Posted: Sat Feb 18, 2006 8:26 pm
Allegro makes a selection of hall effect isolated curent monitors that operate on a 5 volt supply and have a linear output voltage. You may find one of these easier to work with. I think they have one specifically for the +/-50A range.

### Re: Ampmeter using Op-amp

Posted: Sun Feb 19, 2006 12:04 pm
Watch the input offset voltage of the LM324: I believe the worst case offset is spec'd at about 20mV and there goes your accuracy!

The last time had to build something like this, I decided that an LT1014 was a better choice. You can add trimpots to adjust the offset of the LM324, but in the end it may be simpler to just throw a precision opamp at the problem. The extra cost of a precision amp ends up being about the same as the additional resistors, trimmers etc to get rid of the 324's offset.

### Re: Ampmeter using Op-amp

Posted: Sun Feb 19, 2006 1:52 pm
Hello there,

You said that the " (-) end of the shunt connects
to the (-) of the power supply". If this is
true then it's going to be very hard to do what
you want (measure dual polarity signals).

I had to do the same exact thing once but i was
able to connect the (-) end of the shunt to the
center of a resistive divider, which formed
signal ground.
This resistive divider was made from two series 1k
resistors and connected between the +8v supply
and the other side of the +8v supply (power
supply ground), forming
a signal ground biased at +4 volts dc.
The (-) end of the shunt was connected to this
signal ground, not the ground of the +8v supply.
This allowed sensing of plus and minus current
signals.

The gain was adjusted to about 200 which provided
my ac v meter with just enough to measure ac current (using the voltage scale).
The shunt was also 1mv/amp (0.001 ohm) made
from a strip of brass.

I used this setup for a number of years before
moving to a "current transformer" combined with
an ac meter (i only had to measure ac currents
not dual polarity dc currents).

You might also mention what kind of accuracy you
are looking for. As others have already mentioned
there are some issues that arise due to op amp
offsets that affect accuracy greatly when using
a general purpose op amp like this one for
instrumentation applications.

Take care,
Al

### Re: Ampmeter using Op-amp

Posted: Sun Feb 19, 2006 11:23 pm
The LM324 does have a fair amount of offset. This can be trimmed out when you add the 50 millivolt offset. It is better if you can use an op amp with lower offset.

However, your choice may be based on other factors such as cost and avaliability.

<small>[ February 19, 2006, 11:29 PM: Message edited by: stephen ]</small>

### Re: Ampmeter using Op-amp

Posted: Mon Feb 20, 2006 10:06 am
Accuracy not a very big issue, Out of the +/- 50 amps, near zero would be nice to know if + or - within say 1/2 amp and at 30 amps say within an amp or 2. More to know if the battery is getting charged.
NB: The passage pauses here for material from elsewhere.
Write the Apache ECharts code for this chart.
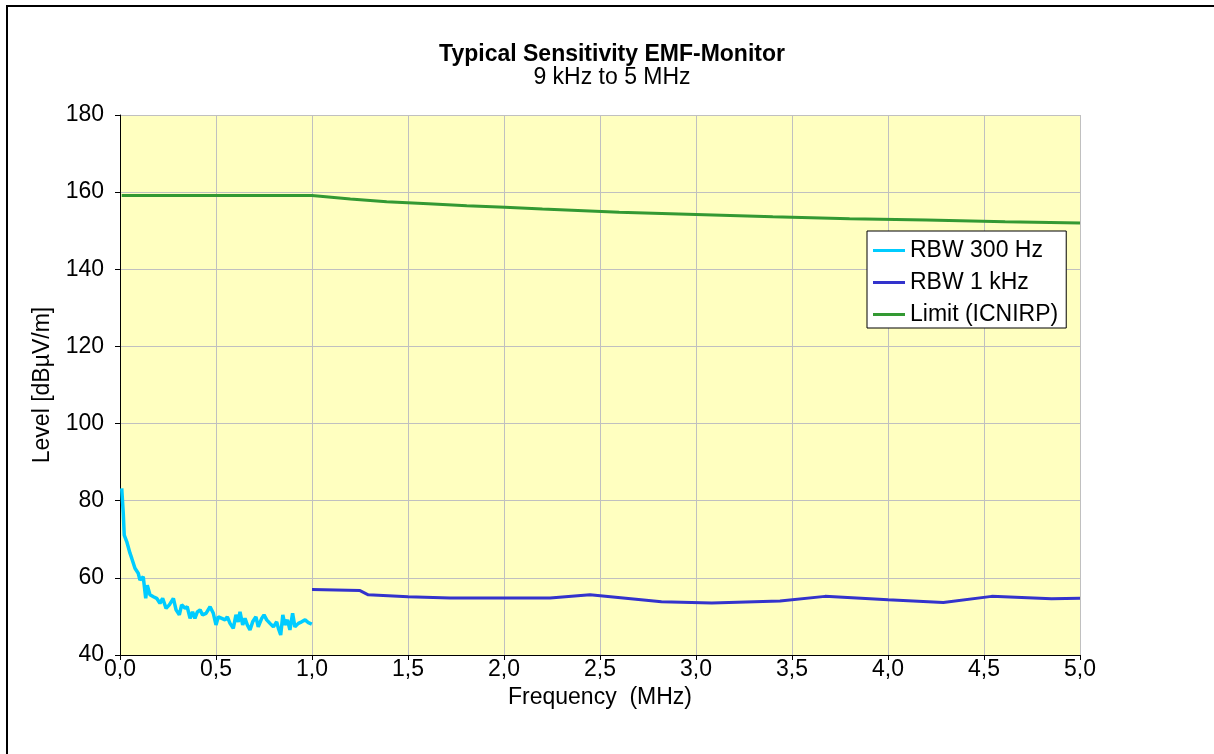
<!DOCTYPE html>
<html><head><meta charset="utf-8">
<script src="https://cdn.jsdelivr.net/npm/echarts@6/dist/echarts.min.js"></script>
<style>html,body{margin:0;padding:0;background:#fff;}#c{width:1214px;height:754px;}</style>
</head><body><div id="c"></div>
<script>
// RBW 300 Hz: [frequency MHz, level dBµV/m]
const rbw300 = [
[0.009,83.2],[0.017,76.7],[0.022,71.1],[0.035,69.4],[0.052,66.4],[0.061,65.1],[0.078,62.5],
[0.095,61.2],[0.104,59.4],[0.121,60.3],[0.134,54.7],[0.142,58.1],[0.156,55.6],[0.174,55.1],
[0.191,54.7],[0.208,53.4],[0.222,54.7],[0.240,52.1],[0.257,53.0],[0.278,54.7],[0.292,51.7],
[0.309,50.4],[0.321,53.0],[0.339,52.1],[0.350,52.5],[0.365,49.5],[0.378,51.2],[0.390,49.5],
[0.403,51.2],[0.417,51.7],[0.430,50.4],[0.448,50.8],[0.469,52.5],[0.486,50.8],[0.500,47.8],
[0.512,49.9],[0.530,49.5],[0.547,49.1],[0.559,49.9],[0.573,48.2],[0.590,46.9],[0.604,50.4],
[0.616,48.6],[0.625,51.2],[0.639,47.8],[0.651,49.5],[0.663,47.8],[0.677,46.5],[0.691,48.6],
[0.708,49.9],[0.720,47.3],[0.738,49.5],[0.750,50.4],[0.764,49.1],[0.781,48.2],[0.799,47.3],
[0.816,48.6],[0.825,46.9],[0.837,45.2],[0.848,50.4],[0.859,47.8],[0.872,49.1],[0.885,46.5],
[0.899,50.8],[0.911,47.3],[0.929,48.2],[0.946,48.6],[0.964,49.1],[0.981,48.4],[0.999,48.0]
];
// RBW 1 kHz
const rbw1k = [
[1.0,57.0],[1.25,56.7],[1.293,55.6],[1.5,55.1],[1.719,54.8],[1.91,54.8],[2.24,54.8],
[2.448,55.6],[2.82,53.8],[3.082,53.5],[3.4375,54.0],[3.672,55.2],[4.0,54.3],[4.288,53.6],
[4.54,55.2],[4.852,54.6],[5.0,54.7]
];
// Limit (ICNIRP)
const limit = [
[0.009,159.1],[1.0,159.1],[1.2,158.2],[1.389,157.5],[1.606,157.0],[1.806,156.5],[2.005,156.1],
[2.2,155.6],[2.6,154.8],[3.0,154.2],[3.4,153.6],[3.8,153.1],[4.2,152.8],[4.61,152.3],[5.0,152.0]
];
const seriesNames = ['RBW 300 Hz','RBW 1 kHz','Limit (ICNIRP)'];
const titleText = 'Typical Sensitivity EMF-Monitor';
const subtitleText = '9 kHz to 5 MHz';
const xName = 'Frequency  (MHz)';
const yName = 'Level [dBµV/m]';

const FONT = 'Liberation Sans, Arial, sans-serif';
const FS = 23;
const chart = echarts.init(document.getElementById('c'), null, {renderer:'canvas'});
chart.setOption({
  animation:false,
  backgroundColor:'#ffffff',
  textStyle:{fontFamily:FONT},
  title:{
    text:titleText, subtext:subtitleText, left:607, textAlign:'center', top:38,
    textStyle:{fontFamily:FONT,fontSize:FS,fontWeight:'bold',color:'#000',lineHeight:23},
    subtextStyle:{fontFamily:FONT,fontSize:FS,color:'#000',lineHeight:23}, itemGap:0
  },
  graphic:[{type:'rect',shape:{x:7,y:6,width:1230,height:780},style:{fill:null,stroke:'#000',lineWidth:2},silent:true}],
  grid:{left:120,top:115,width:960,height:540,show:true,backgroundColor:'#FFFFC0',borderWidth:0},
  legend:{
    orient:'vertical', left:867, top:231, data:seriesNames,
    backgroundColor:'#ffffff', borderColor:'#000', borderWidth:1,
    padding:[8,8,2,6], itemGap:9, itemWidth:32, itemHeight:3, icon:'rect',
    textStyle:{fontFamily:FONT,fontSize:FS,color:'#000',lineHeight:23}
  },
  xAxis:{
    type:'value', min:0, max:5, interval:0.5,
    name:xName, nameLocation:'middle', nameGap:30,
    nameTextStyle:{fontFamily:FONT,fontSize:FS,color:'#000'},
    axisLine:{onZero:false,lineStyle:{color:'#000',width:1}},
    axisTick:{show:true,length:5,lineStyle:{color:'#000'}},
    axisLabel:{fontFamily:FONT,fontSize:FS,color:'#000',margin:3,formatter:v=>v.toFixed(1).replace('.',',')},
    splitLine:{show:true,lineStyle:{color:'#C0C0C0',width:1}}
  },
  yAxis:{
    type:'value', min:40, max:180, interval:20,
    name:yName, nameLocation:'middle', nameGap:66,
    nameTextStyle:{fontFamily:FONT,fontSize:FS,color:'#000'},
    axisLine:{show:true,lineStyle:{color:'#000',width:1}},
    axisTick:{show:true,length:5,lineStyle:{color:'#000'}},
    axisLabel:{fontFamily:FONT,fontSize:FS,color:'#000',margin:16},
    splitLine:{show:true,lineStyle:{color:'#C0C0C0',width:1}}
  },
  series:[
    {name:seriesNames[0],type:'line',data:rbw300,showSymbol:false,symbol:'none',lineStyle:{color:'#00CCFF',width:3.5},itemStyle:{color:'#00CCFF'},z:3},
    {name:seriesNames[1],type:'line',data:rbw1k,showSymbol:false,symbol:'none',lineStyle:{color:'#3333CC',width:3},itemStyle:{color:'#3333CC'},z:3},
    {name:seriesNames[2],type:'line',data:limit,showSymbol:false,symbol:'none',lineStyle:{color:'#339933',width:3},itemStyle:{color:'#339933'},z:3}
  ]
});
</script></body></html>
As far as the LM324, that was something I had laying around, and bought a few more as spares. Cost not an object, even at \$5.00 each for the few I need (the whole project is over \$13K). Would be nice with a replacement not to have to go through redesign of the other sections which include a variable resistance fuel gage, LM335 temperature sensor, and a Auto type O2 sensor, and same pinouts. But since I do my own PC boards anything is possible to simplify the design troubleshooting.